Beyond appraiser interests consumers and taxpayers also have an interest in assuring that professionals are paid amounts sufficient to provide a reasonable expectation of competently performed services
NO ONE in this nation should be charging significantly less than the VA base fee for their area for comparable work. WHY would anyone charge less than the government established and mandated fee for a service?
I “invite” all appraisers in America to stop being damn fools who accept less than government mandated fees for any appraisal.

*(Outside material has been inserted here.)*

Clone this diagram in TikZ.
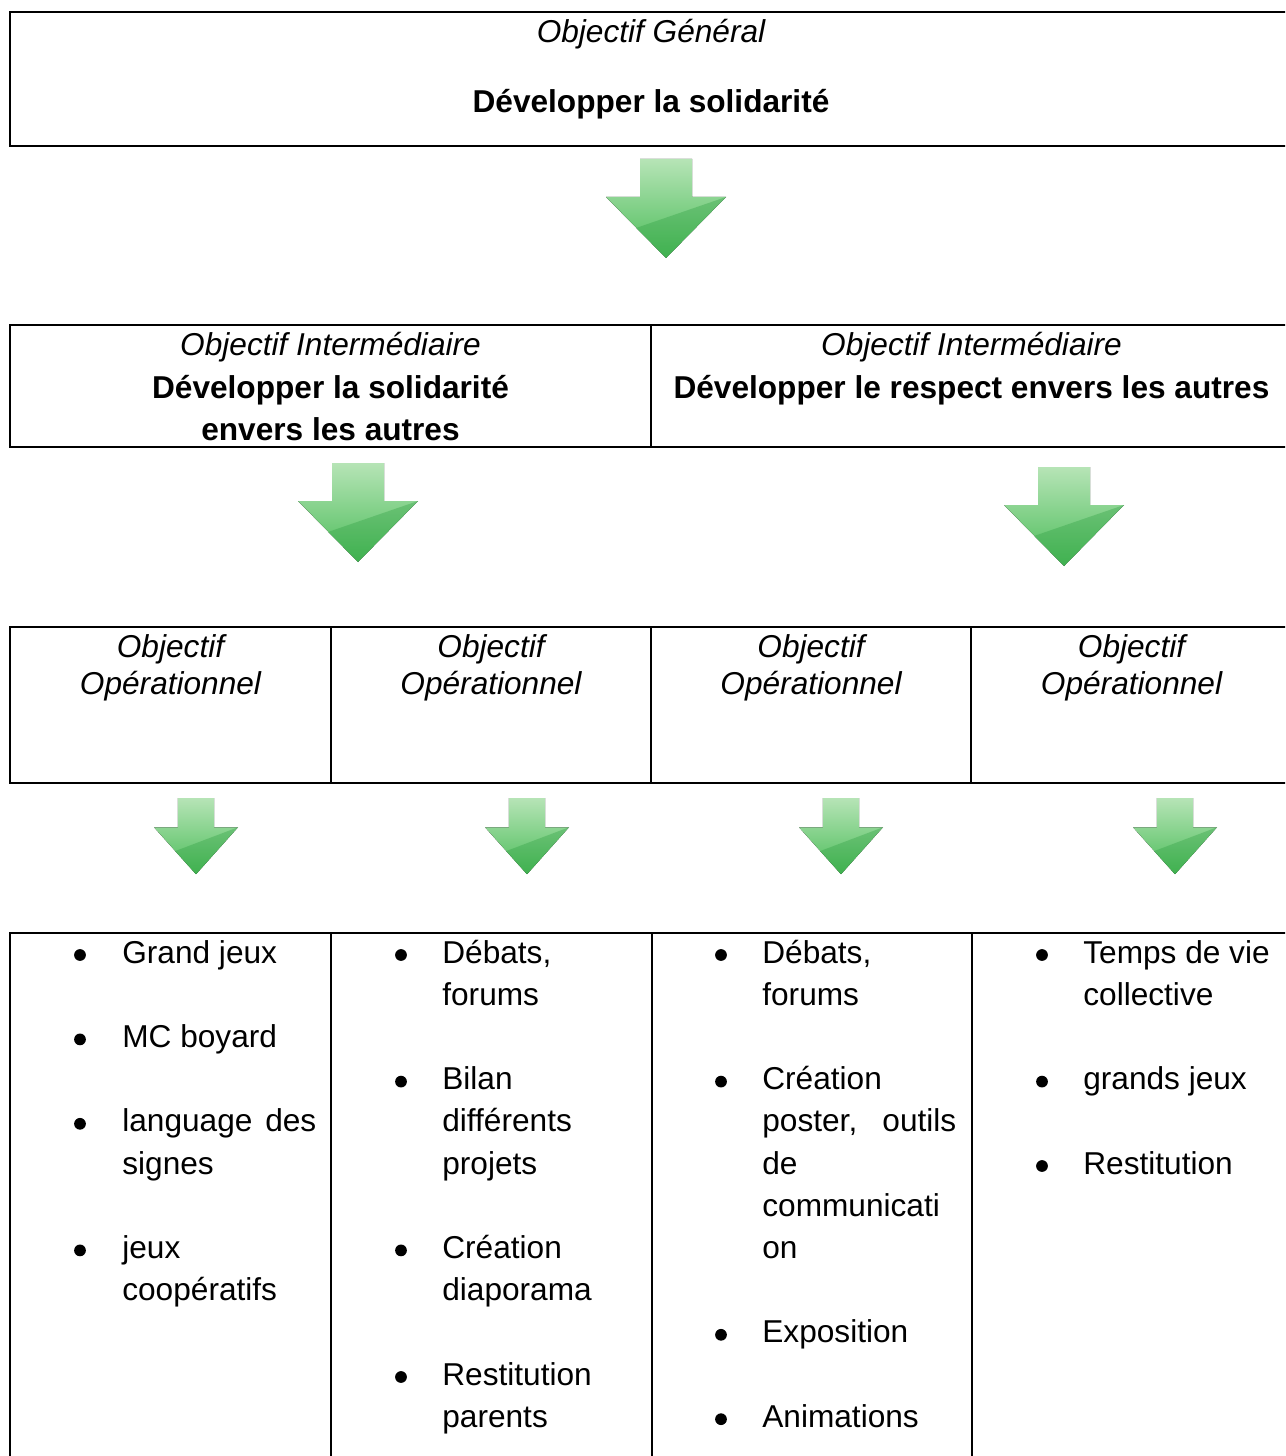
\documentclass[tikz,border=0pt]{standalone}
\usepackage{fontspec}
\setmainfont{Liberation Sans}
\definecolor{arrowlight}{RGB}{182,228,182}
\definecolor{arrowmid}{RGB}{74,188,88}
\definecolor{arrowdark}{RGB}{44,158,64}
\tikzset{
  cell/.style={draw, line width=1.1pt, inner sep=0pt, outer sep=0pt},
  txt/.style={inner sep=0pt, anchor=base, font=\fontsize{18}{22}\selectfont},
  txtit/.style={txt, font=\fontsize{18}{22}\selectfont\itshape},
  txtbf/.style={txt, font=\fontsize{18}{22}\selectfont\bfseries},
  ligne/.style={txt, anchor=base west},
  puce/.style={circle, fill, inner sep=0pt, minimum size=0.235cm},
  greenarrow/.pic={
    \fill[top color=arrowlight, middle color=arrowmid, bottom color=arrowmid]
      (-26,0) -- (26,0) -- (26,38) -- (60,38) -- (0,99) -- (-60,38) -- (-26,38) -- cycle;
    \fill[arrowdark, opacity=0.35] (60,38) -- (0,99) -- (-30,69) -- cycle;
  }
}
\begin{document}
\begin{tikzpicture}[x=0.02cm, y=-0.02cm]
  \useasboundingbox (0,0) rectangle (1285,1456);
  \clip (0,0) rectangle (1285,1456);
  \node[cell, minimum width=25.64cm, minimum height=2.68cm] (gen) at (651,79) {};
  \node[cell, minimum width=12.82cm, minimum height=2.44cm] (inter1) at (330.5,386) {};
  \node[cell, minimum width=12.82cm, minimum height=2.44cm] (inter2) at (971.5,386) {};
  \foreach \i/\x in {1/170.5, 2/491, 3/811, 4/1131.5} {
    \node[cell, minimum width=6.41cm, minimum height=3.12cm] (op\i) at (\x,705) {};
    \node[txtit] (op\i-a) at (\x,657) {Objectif};
    \node[txtit] (op\i-b) at (\x,694) {Opérationnel};
  }
  \foreach \i/\x in {1/170.5, 2/491.5, 3/812, 4/1132}
    \node[cell, minimum width=6.41cm, minimum height=10.94cm] (act\i) at (\x,1206.5) {};

  \node[txtit] (gen-a) at (651,43) {Objectif Général};
  \node[txtbf] (gen-b) at (651,113) {Développer la solidarité};
  \node[txtit] (inter1-a) at (330.5,356) {Objectif Intermédiaire};
  \node[txtbf] (inter1-b) at (330.5,398) {Développer la solidarité};
  \node[txtbf] (inter1-c) at (330.5,440) {envers les autres};
  \node[txtit] (inter2-a) at (971.5,356) {Objectif Intermédiaire};
  \node[txtbf] (inter2-b) at (971.5,398) {Développer le respect envers les autres};

  \pic (fl0) at (666,159) {greenarrow};
  \pic (fl1) at (358,463) {greenarrow};
  \pic (fl2) at (1064,467) {greenarrow};
  \foreach \i/\x in {1/196, 2/527, 3/841, 4/1175}
    \pic[xscale=0.7, yscale=0.77] (fl\i b) at (\x,798) {greenarrow};

  \foreach \k in {0,2,4,7} \node[puce] (p1-\k) at (80,955+42.2*\k) {};
  \foreach \k/\t in {0/Grand jeux, 2/MC boyard, 5/signes, 7/jeux, 8/coopératifs}
    \node[ligne] (c1-\k) at (122,963+42.2*\k) {\t};
  \node[ligne] (c1-4) at (122,963+42.2*4) {\makebox[3.88cm][s]{language des}};

  \foreach \k in {0,3,7,10} \node[puce] (p2-\k) at (401,955+42.2*\k) {};
  \foreach \k/\t in {0/{Débats,}, 1/forums, 3/Bilan, 4/différents, 5/projets, 7/Création, 8/diaporama, 10/Restitution, 11/parents}
    \node[ligne] (c2-\k) at (442,963+42.2*\k) {\t};

  \foreach \k in {0,3,9,11} \node[puce] (p3-\k) at (721,955+42.2*\k) {};
  \foreach \k/\t in {0/{Débats,}, 1/forums, 3/Création, 5/de, 6/communicati, 7/on, 9/Exposition, 11/Animations}
    \node[ligne] (c3-\k) at (762,963+42.2*\k) {\t};
  \node[ligne] (c3-4) at (762,963+42.2*4) {\makebox[3.88cm][s]{poster, outils}};

  \foreach \k in {0,3,5} \node[puce] (p4-\k) at (1042,955+42.2*\k) {};
  \foreach \k/\t in {0/Temps de vie, 1/collective, 3/grands jeux, 5/Restitution}
    \node[ligne] (c4-\k) at (1083,963+42.2*\k) {\t};
\end{tikzpicture}
\end{document}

I seriously encourage considering charging more. MY base fee for a non complex FNMA conforming loan limit UAR/UAD form report delivered via email in a pdf format is $550. Location-Urban/Suburban Los Angeles. IF the property or transaction amount requires a certified license level then the fee is more.
Come get me FTC.
-by Michael Ford, AGA, SCGREA, GAA, RAA, Realtor®
PS-THAT proposal would have put average fees in the $750 to $1,000+ range. It can still be found at http://www.appraisersguild.org or http://www.mfford.com
-by Tim Lane
Pretty convenient for AMC’s, lenders to be able to claim appraisers can not or should not talk about fees. The more they keep us in the dark, and we have rely on them to provide us the information, then they have us exactly where they want us…….mainly at a massive disadvantage when it comes to fees. Which naturally works to the benefit of the AMC/Lender. And, we wonder why appraisal fees have been relatively stagnant for more than 30 years? Any other professionals charging essentially what they charged in 1985? No. Any other professionals you know of that are told they should take a job, whether it takes 8 hrs or 32 hrs for the same fee? No. And heaven forbid appraisers have some idea whether or not the crap we are told is factual or just that……crap. Call me cynical, but AMC’s lie to us all the time about virtually everything. Don’t believe it, make friends with a processor and talk to them when they ultimately leave the AMC and are free to tell you whatever they want. I have been in class with some of these people, and the stuff I have heard while on break makes me sick. AMC’s relish in bullying appraisers and despite the wording in Dodd/Frank, they do not choose appraisers based on qualifications; but solely on price assuming turn times are within a few days of each other. You can be the least qualified appraiser possible, but you give them a chance to screw you on a fee and you will get the job every time…… and we all know it. I personally am more than willing to talk about fees with other appraisers, and they are willing to talk to me. And I don’t charge what they charge, and they don’t charge what I charge. Though we are in the same general ballpark 90% of the time. Appraisers have been backed into a “dark corner” with most aspects of the business due to this BS that we can’t talk about our clients demands, fees, unrealistic expectations and so on. We are treated as if we should just sit down, shut up and deal with being treated poorly. NO! I refuse! I demand a decent fee, a reasonable turn time and to be treated as I treat them. Seeing the spinelessness of so many appraisers makes me very sad. Stick up for yourselves and the profession, lest you ultimately are part of the reason we cease to exist.
-by William A. McCann
My recollection is a little vague but I seem to recall a Realtor making a comment at an Illinois real estate board convention that caused a government claim of attempted “price fixing”. It was a particularly bad time in the real estate sales market and the Realtor allegedly said something like, I DON’T KNOW ABOUT THE REST OF YOU–BUT IF I’M GOING TO GO BROKE AT 6%—I MIGHT AS WELL GO BROKE AT 7% AND I’M RAISING MY COMMISSION RATE. So if it’s true–be careful out there!
-by Don Toma
By Toma
-Price fixing…Appraisal Industry. As I have said a 1000x’s before…You can’t make this stuff up.
by Micheal Schwartz
Considering most businesses in this country have good if not intimate knowledge of competitors pricing it only makes sense that appraisers should try to learn what others are charging. Anonymous sharing, such as the survey done by OREP must be legal or they would have been stopped long ago. It’s the only way appraisers will ever have a feel for what their competition is charging considering many companies who use appraisal services try to hide the cost. It would be interesting to conduct similar anonymous surveys at larger conferences and CE events. A valuable addition in those surveys would be to question whether the fees reported are for AMC work or directly for clients. That would lend some fact to the discussion.
-by Arty
Appraisers are one of the most fragmented groups that offer goods and services
-to the public. 77.2 % are one-man shops working out of a home office. Most only see each other once every two years for Cont. Ed. classes. Price fixing, you got to be kidding!
by Alex Nebelsky
Has there ever been a case of antitrust concerning individual fee appraisers. In all my years appraising I’ve never heard of one.
-by Michael Ford, AGA, SCGREA, GAA, RAA, Realtor®
Alex, it’s the boogeyman of our profession. Honest, well intentioned appraisers always considered it an ethical burden as well as potential legal burden. We never anticipated that AMCs and their associations WOULD actually engage in price fixing, or that we would have to counter it.